### Exercise objective
Copy each line of the data below exactly, leaving out pictures.

### Data section
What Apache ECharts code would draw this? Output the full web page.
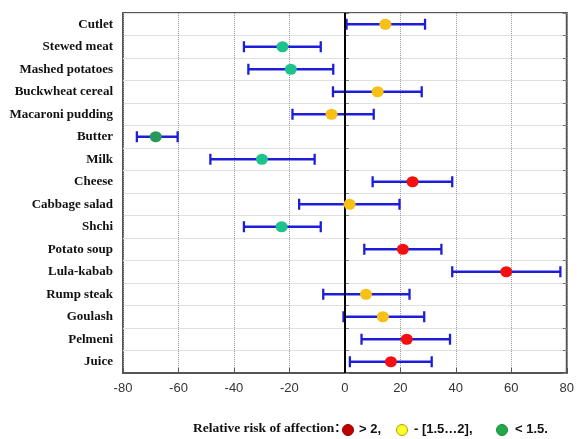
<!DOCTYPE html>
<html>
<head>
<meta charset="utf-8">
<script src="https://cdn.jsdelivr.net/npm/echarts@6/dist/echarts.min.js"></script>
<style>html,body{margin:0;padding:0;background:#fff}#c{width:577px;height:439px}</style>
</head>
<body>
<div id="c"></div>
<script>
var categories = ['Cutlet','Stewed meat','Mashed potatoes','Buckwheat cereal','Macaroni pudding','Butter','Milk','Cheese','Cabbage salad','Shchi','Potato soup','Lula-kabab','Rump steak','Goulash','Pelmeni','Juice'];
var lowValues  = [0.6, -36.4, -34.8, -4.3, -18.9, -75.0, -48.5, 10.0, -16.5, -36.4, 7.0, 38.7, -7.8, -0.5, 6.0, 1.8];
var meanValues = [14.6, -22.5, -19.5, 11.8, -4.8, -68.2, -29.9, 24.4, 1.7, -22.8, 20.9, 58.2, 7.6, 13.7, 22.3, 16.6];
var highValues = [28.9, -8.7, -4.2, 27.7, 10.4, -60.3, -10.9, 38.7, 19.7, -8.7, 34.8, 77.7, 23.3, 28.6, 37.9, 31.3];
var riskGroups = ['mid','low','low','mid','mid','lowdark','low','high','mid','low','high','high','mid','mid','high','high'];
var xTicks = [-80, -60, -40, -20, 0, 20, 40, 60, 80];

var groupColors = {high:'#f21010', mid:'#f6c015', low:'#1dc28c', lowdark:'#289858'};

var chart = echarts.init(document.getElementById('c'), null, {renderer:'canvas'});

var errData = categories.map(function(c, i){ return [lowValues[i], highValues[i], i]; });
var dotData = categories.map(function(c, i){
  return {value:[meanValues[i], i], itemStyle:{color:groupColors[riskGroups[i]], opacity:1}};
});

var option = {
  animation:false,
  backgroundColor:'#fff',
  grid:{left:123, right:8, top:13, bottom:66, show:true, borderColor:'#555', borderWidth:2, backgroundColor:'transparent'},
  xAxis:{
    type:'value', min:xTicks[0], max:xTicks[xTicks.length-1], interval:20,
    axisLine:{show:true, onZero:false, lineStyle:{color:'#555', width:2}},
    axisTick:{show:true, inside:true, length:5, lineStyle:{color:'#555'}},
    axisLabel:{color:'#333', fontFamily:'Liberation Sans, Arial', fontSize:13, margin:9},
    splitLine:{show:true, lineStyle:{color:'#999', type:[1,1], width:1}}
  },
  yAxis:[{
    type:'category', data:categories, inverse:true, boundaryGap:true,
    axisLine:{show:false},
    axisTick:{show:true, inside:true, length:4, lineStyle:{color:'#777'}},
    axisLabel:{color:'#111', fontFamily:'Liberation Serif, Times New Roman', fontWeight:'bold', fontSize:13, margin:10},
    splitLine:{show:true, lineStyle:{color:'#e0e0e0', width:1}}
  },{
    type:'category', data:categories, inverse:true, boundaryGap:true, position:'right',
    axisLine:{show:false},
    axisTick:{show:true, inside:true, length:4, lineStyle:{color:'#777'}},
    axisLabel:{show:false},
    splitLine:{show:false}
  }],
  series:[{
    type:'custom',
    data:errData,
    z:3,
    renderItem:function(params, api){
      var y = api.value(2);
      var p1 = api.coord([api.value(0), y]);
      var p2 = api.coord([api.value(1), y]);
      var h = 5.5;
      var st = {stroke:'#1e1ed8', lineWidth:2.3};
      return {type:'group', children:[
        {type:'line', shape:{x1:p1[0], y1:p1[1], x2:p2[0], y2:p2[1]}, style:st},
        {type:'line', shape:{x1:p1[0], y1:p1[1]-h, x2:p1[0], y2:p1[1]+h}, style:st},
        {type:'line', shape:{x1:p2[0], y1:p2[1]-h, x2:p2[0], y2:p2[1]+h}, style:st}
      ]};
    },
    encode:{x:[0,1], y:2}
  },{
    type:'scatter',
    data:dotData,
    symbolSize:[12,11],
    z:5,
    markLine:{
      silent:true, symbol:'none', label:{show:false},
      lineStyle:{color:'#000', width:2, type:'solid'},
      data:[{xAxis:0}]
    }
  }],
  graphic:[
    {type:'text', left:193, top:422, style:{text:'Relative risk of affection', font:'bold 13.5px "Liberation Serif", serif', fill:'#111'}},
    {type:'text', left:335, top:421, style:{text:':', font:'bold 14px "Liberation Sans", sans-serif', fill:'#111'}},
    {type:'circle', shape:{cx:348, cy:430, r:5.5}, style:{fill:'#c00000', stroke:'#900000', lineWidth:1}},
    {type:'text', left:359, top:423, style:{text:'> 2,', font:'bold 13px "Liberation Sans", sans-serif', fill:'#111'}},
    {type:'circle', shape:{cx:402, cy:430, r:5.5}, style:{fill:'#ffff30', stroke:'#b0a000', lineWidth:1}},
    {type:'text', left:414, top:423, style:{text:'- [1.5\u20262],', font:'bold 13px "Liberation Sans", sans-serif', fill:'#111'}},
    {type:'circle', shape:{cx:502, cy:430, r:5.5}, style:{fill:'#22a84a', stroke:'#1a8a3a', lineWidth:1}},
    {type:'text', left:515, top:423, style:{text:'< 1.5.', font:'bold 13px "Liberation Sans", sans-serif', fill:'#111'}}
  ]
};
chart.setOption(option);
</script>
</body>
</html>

### Correct response
What Apache ECharts code would draw this? Output the full web page.
<!DOCTYPE html>
<html>
<head>
<meta charset="utf-8">
<script src="https://cdn.jsdelivr.net/npm/echarts@6/dist/echarts.min.js"></script>
<style>html,body{margin:0;padding:0;background:#fff}#c{width:577px;height:439px}</style>
</head>
<body>
<div id="c"></div>
<script>
var categories = ['Cutlet','Stewed meat','Mashed potatoes','Buckwheat cereal','Macaroni pudding','Butter','Milk','Cheese','Cabbage salad','Shchi','Potato soup','Lula-kabab','Rump steak','Goulash','Pelmeni','Juice'];
var lowValues  = [0.6, -36.4, -34.8, -4.3, -18.9, -75.0, -48.5, 10.0, -16.5, -36.4, 7.0, 38.7, -7.8, -0.5, 6.0, 1.8];
var meanValues = [14.6, -22.5, -19.5, 11.8, -4.8, -68.2, -29.9, 24.4, 1.7, -22.8, 20.9, 58.2, 7.6, 13.7, 22.3, 16.6];
var highValues = [28.9, -8.7, -4.2, 27.7, 10.4, -60.3, -10.9, 38.7, 19.7, -8.7, 34.8, 77.7, 23.3, 28.6, 37.9, 31.3];
var riskGroups = ['mid','low','low','mid','mid','lowdark','low','high','mid','low','high','high','mid','mid','high','high'];
var xTicks = [-80, -60, -40, -20, 0, 20, 40, 60, 80];

var groupColors = {high:'#f21010', mid:'#f6c015', low:'#1dc28c', lowdark:'#289858'};

var chart = echarts.init(document.getElementById('c'), null, {renderer:'canvas'});

var errData = categories.map(function(c, i){ return [lowValues[i], highValues[i], i]; });
var dotData = categories.map(function(c, i){
  return {value:[meanValues[i], i], itemStyle:{color:groupColors[riskGroups[i]], opacity:1}};
});

var option = {
  animation:false,
  backgroundColor:'#fff',
  grid:{left:123, right:8, top:13, bottom:66, show:true, borderColor:'#555', borderWidth:2, backgroundColor:'transparent'},
  xAxis:{
    type:'value', min:xTicks[0], max:xTicks[xTicks.length-1], interval:20,
    axisLine:{show:true, onZero:false, lineStyle:{color:'#555', width:2}},
    axisTick:{show:true, inside:true, length:5, lineStyle:{color:'#555'}},
    axisLabel:{color:'#333', fontFamily:'Liberation Sans, Arial', fontSize:13, margin:9},
    splitLine:{show:true, lineStyle:{color:'#999', type:[1,1], width:1}}
  },
  yAxis:[{
    type:'category', data:categories, inverse:true, boundaryGap:true,
    axisLine:{show:false},
    axisTick:{show:true, inside:true, length:4, lineStyle:{color:'#777'}},
    axisLabel:{color:'#111', fontFamily:'Liberation Serif, Times New Roman', fontWeight:'bold', fontSize:13, margin:10},
    splitLine:{show:true, lineStyle:{color:'#e0e0e0', width:1}}
  },{
    type:'category', data:categories, inverse:true, boundaryGap:true, position:'right',
    axisLine:{show:false},
    axisTick:{show:true, inside:true, length:4, lineStyle:{color:'#777'}},
    axisLabel:{show:false},
    splitLine:{show:false}
  }],
  series:[{
    type:'custom',
    data:errData,
    z:3,
    renderItem:function(params, api){
      var y = api.value(2);
      var p1 = api.coord([api.value(0), y]);
      var p2 = api.coord([api.value(1), y]);
      var h = 5.5;
      var st = {stroke:'#1e1ed8', lineWidth:2.3};
      return {type:'group', children:[
        {type:'line', shape:{x1:p1[0], y1:p1[1], x2:p2[0], y2:p2[1]}, style:st},
        {type:'line', shape:{x1:p1[0], y1:p1[1]-h, x2:p1[0], y2:p1[1]+h}, style:st},
        {type:'line', shape:{x1:p2[0], y1:p2[1]-h, x2:p2[0], y2:p2[1]+h}, style:st}
      ]};
    },
    encode:{x:[0,1], y:2}
  },{
    type:'scatter',
    data:dotData,
    symbolSize:[12,11],
    z:5,
    markLine:{
      silent:true, symbol:'none', label:{show:false},
      lineStyle:{color:'#000', width:2, type:'solid'},
      data:[{xAxis:0}]
    }
  }],
  graphic:[
    {type:'text', left:193, top:422, style:{text:'Relative risk of affection', font:'bold 13.5px "Liberation Serif", serif', fill:'#111'}},
    {type:'text', left:335, top:421, style:{text:':', font:'bold 14px "Liberation Sans", sans-serif', fill:'#111'}},
    {type:'circle', shape:{cx:348, cy:430, r:5.5}, style:{fill:'#c00000', stroke:'#900000', lineWidth:1}},
    {type:'text', left:359, top:423, style:{text:'> 2,', font:'bold 13px "Liberation Sans", sans-serif', fill:'#111'}},
    {type:'circle', shape:{cx:402, cy:430, r:5.5}, style:{fill:'#ffff30', stroke:'#b0a000', lineWidth:1}},
    {type:'text', left:414, top:423, style:{text:'- [1.5\u20262],', font:'bold 13px "Liberation Sans", sans-serif', fill:'#111'}},
    {type:'circle', shape:{cx:502, cy:430, r:5.5}, style:{fill:'#22a84a', stroke:'#1a8a3a', lineWidth:1}},
    {type:'text', left:515, top:423, style:{text:'< 1.5.', font:'bold 13px "Liberation Sans", sans-serif', fill:'#111'}}
  ]
};
chart.setOption(option);
</script>
</body>
</html>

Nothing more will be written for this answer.